* BEGIN *

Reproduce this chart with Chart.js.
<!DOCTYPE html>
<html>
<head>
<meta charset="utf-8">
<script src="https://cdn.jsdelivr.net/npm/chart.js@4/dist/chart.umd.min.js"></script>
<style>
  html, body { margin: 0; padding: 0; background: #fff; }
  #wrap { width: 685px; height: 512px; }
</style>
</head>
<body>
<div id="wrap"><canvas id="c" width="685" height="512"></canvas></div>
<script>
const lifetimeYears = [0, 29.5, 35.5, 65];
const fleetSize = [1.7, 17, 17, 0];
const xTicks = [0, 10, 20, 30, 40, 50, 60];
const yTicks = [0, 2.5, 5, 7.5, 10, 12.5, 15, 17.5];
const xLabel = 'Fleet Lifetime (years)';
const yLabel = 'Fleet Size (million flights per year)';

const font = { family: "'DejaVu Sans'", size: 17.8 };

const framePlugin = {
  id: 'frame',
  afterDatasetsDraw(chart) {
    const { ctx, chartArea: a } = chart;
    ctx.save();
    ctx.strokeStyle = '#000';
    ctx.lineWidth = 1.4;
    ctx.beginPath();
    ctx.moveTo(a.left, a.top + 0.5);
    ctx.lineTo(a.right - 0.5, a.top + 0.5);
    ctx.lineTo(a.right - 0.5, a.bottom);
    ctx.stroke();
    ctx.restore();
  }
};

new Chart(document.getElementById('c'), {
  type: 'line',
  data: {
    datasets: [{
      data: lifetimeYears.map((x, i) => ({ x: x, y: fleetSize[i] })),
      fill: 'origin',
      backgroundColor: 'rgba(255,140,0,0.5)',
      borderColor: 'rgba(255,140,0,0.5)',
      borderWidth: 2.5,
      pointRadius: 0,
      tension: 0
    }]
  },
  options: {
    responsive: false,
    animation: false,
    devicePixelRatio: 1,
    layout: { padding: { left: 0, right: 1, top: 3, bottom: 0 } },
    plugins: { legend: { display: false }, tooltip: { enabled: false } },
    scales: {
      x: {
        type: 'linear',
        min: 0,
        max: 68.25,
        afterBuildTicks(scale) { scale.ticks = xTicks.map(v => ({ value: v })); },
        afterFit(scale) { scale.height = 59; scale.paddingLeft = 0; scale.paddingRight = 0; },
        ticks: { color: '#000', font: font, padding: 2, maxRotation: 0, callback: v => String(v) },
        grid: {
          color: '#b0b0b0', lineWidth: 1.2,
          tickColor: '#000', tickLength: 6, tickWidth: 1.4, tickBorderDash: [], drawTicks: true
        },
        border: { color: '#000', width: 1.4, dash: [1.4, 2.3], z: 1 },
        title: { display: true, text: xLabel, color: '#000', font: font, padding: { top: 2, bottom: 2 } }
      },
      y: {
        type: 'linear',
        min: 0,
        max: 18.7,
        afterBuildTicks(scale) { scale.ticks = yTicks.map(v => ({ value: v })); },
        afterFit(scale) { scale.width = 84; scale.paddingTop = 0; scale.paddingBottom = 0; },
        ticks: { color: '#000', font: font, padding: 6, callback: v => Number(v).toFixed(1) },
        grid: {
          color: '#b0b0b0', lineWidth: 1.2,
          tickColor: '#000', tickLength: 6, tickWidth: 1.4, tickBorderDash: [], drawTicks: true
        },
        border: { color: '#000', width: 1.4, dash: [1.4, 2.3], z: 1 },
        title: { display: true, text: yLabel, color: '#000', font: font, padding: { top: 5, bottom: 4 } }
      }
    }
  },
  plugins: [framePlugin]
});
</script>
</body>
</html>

* END *
* BEGIN *

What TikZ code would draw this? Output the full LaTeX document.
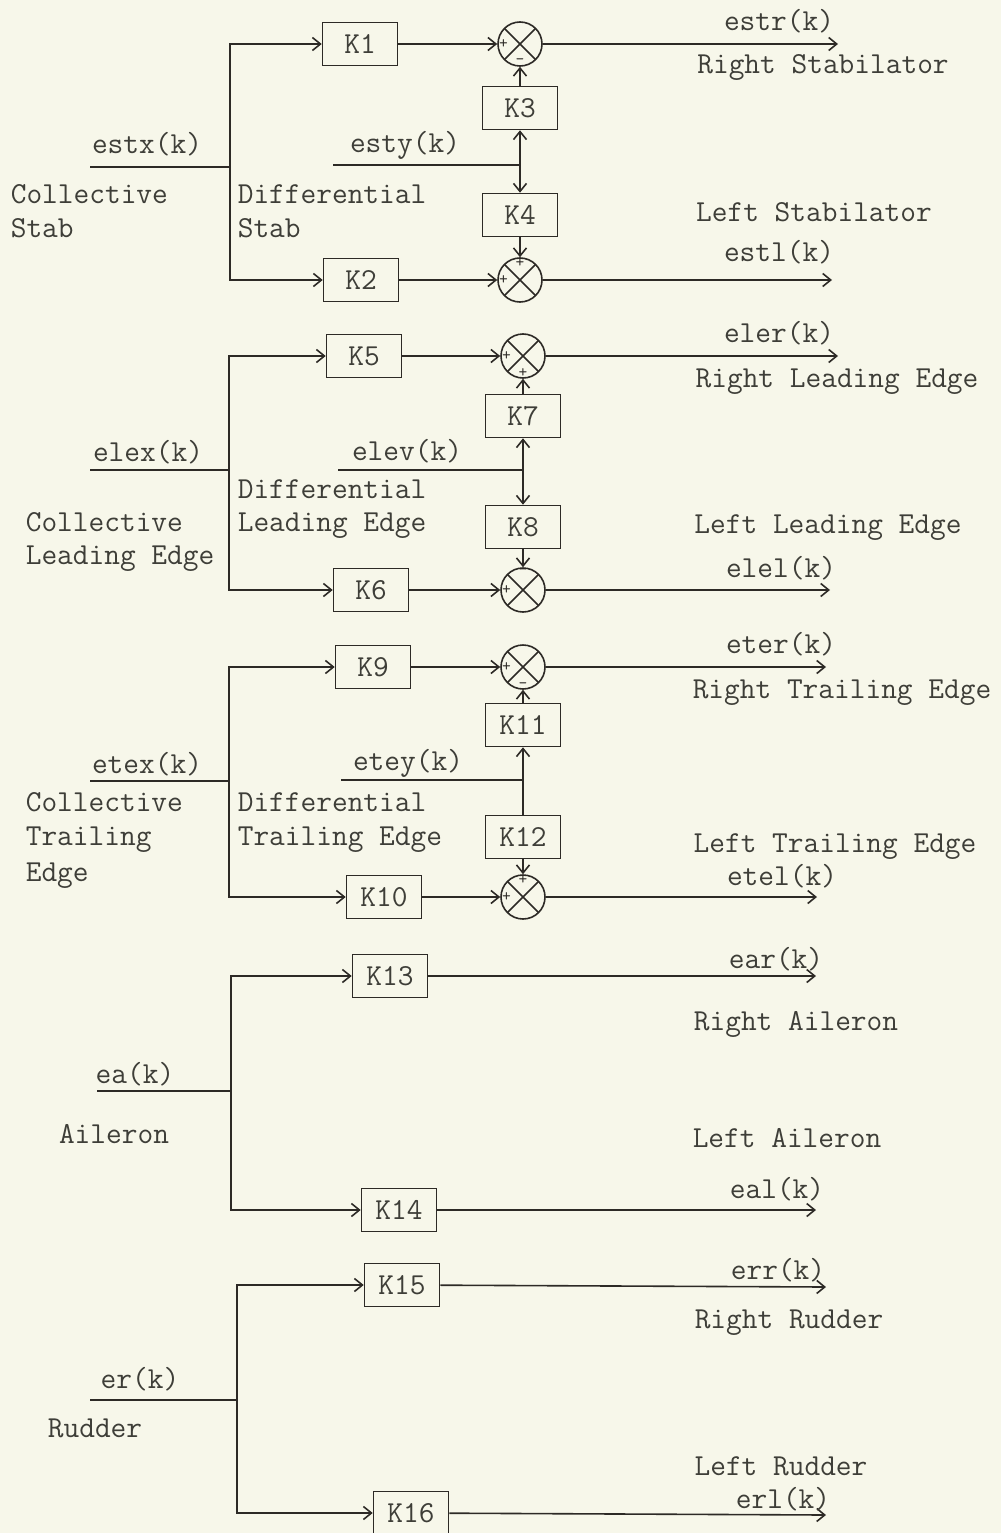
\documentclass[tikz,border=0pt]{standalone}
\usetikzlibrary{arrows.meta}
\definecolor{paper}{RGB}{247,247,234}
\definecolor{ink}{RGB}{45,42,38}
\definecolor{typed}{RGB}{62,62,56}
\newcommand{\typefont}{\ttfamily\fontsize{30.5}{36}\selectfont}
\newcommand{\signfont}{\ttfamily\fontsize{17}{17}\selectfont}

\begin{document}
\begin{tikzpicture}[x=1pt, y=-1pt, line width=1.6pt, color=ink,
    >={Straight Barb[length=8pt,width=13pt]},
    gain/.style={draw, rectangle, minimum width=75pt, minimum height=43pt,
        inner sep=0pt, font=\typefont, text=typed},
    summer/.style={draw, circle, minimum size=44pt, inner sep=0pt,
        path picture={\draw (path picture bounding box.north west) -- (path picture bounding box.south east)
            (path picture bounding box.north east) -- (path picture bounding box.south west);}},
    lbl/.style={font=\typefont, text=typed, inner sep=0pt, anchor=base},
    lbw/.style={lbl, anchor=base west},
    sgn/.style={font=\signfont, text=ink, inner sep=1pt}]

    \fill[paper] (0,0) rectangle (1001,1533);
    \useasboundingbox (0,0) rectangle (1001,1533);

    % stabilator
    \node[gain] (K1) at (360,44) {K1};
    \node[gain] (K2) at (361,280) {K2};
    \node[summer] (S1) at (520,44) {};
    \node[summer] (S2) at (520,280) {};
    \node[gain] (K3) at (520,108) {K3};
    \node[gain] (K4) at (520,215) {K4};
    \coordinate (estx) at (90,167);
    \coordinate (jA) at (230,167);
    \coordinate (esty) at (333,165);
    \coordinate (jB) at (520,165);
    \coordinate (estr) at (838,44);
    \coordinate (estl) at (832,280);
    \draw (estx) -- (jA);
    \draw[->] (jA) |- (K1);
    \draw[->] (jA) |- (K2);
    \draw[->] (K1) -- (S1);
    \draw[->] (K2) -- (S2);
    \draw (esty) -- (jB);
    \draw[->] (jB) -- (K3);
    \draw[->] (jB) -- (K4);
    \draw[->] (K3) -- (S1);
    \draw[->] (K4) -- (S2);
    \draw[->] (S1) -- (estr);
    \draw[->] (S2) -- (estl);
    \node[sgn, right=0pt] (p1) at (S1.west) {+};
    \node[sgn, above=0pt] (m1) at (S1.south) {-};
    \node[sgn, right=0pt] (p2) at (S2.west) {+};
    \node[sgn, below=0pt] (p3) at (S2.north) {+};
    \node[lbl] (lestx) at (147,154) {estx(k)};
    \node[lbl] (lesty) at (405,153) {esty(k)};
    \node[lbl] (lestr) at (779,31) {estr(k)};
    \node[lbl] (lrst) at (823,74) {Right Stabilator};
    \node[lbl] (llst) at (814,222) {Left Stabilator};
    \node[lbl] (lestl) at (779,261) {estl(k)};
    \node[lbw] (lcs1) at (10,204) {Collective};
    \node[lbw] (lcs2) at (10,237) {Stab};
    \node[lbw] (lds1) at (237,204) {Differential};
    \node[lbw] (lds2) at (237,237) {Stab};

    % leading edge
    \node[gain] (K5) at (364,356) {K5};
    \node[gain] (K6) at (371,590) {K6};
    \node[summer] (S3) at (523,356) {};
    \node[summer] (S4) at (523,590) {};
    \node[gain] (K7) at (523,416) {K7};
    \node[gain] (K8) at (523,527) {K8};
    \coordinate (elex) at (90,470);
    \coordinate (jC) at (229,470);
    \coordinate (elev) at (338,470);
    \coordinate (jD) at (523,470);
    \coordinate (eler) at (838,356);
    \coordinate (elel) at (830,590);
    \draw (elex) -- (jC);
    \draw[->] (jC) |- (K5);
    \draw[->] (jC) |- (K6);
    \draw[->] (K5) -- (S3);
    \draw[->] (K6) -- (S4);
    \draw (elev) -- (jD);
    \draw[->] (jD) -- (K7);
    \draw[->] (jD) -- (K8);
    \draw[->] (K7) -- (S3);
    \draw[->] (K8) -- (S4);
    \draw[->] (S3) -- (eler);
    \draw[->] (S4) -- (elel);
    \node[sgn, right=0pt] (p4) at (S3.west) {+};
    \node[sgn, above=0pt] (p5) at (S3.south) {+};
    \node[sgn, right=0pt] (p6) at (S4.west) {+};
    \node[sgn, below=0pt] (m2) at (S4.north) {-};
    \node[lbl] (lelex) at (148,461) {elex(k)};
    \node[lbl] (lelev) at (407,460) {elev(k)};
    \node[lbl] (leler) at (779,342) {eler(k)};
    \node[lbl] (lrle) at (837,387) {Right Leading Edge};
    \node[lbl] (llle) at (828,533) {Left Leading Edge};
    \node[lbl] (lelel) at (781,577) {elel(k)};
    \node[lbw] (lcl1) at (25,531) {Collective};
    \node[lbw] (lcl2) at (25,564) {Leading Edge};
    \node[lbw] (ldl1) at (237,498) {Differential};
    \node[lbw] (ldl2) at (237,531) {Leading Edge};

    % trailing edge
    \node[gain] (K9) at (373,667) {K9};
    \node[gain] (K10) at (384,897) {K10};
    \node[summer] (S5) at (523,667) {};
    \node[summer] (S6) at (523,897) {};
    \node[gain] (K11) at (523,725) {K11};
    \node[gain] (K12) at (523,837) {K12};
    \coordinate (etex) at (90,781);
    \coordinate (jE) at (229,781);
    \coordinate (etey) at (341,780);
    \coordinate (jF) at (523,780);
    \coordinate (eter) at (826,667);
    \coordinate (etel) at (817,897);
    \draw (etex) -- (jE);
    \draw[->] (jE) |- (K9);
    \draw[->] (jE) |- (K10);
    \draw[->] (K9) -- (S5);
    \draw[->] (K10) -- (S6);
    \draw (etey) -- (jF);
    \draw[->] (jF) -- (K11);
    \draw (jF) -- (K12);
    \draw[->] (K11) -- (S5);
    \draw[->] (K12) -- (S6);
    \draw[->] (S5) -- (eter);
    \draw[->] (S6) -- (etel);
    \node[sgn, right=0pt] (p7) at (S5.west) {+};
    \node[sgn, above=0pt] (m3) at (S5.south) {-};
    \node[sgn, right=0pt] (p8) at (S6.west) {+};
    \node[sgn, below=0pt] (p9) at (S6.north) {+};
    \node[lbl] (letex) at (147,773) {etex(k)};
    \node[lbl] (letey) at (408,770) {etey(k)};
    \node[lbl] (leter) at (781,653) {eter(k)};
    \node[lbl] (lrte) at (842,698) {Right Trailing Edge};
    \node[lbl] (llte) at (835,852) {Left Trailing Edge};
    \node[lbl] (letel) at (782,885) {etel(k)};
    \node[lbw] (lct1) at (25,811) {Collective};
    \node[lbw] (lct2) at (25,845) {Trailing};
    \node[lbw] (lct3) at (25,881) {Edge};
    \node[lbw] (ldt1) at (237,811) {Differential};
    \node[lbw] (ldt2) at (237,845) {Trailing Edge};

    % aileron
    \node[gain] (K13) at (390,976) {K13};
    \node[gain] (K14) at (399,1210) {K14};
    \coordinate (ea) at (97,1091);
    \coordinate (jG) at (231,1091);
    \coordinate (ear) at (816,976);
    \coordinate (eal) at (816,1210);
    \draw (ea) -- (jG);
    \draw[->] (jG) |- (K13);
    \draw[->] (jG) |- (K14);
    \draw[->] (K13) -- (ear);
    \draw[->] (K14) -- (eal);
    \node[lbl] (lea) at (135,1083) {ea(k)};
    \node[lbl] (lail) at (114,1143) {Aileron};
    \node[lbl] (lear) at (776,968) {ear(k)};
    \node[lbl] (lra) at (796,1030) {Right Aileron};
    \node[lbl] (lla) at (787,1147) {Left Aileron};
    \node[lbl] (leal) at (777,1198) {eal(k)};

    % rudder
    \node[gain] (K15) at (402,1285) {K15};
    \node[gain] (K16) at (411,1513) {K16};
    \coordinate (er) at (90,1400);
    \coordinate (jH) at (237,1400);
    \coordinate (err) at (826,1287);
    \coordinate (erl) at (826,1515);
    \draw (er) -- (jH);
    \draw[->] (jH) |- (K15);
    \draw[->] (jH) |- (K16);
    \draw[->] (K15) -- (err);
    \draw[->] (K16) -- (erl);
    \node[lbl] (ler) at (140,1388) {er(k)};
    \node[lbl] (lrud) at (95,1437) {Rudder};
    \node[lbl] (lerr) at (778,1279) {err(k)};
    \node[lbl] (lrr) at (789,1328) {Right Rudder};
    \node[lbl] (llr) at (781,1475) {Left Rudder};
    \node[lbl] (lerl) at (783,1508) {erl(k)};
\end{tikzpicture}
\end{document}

* END *

**STATED PROBLEM**
List all lines where "this" occurs.

**FULL OUTPUT**
Reproduce this chart with Chart.js.
What TikZ code would draw this? Output the full LaTeX document.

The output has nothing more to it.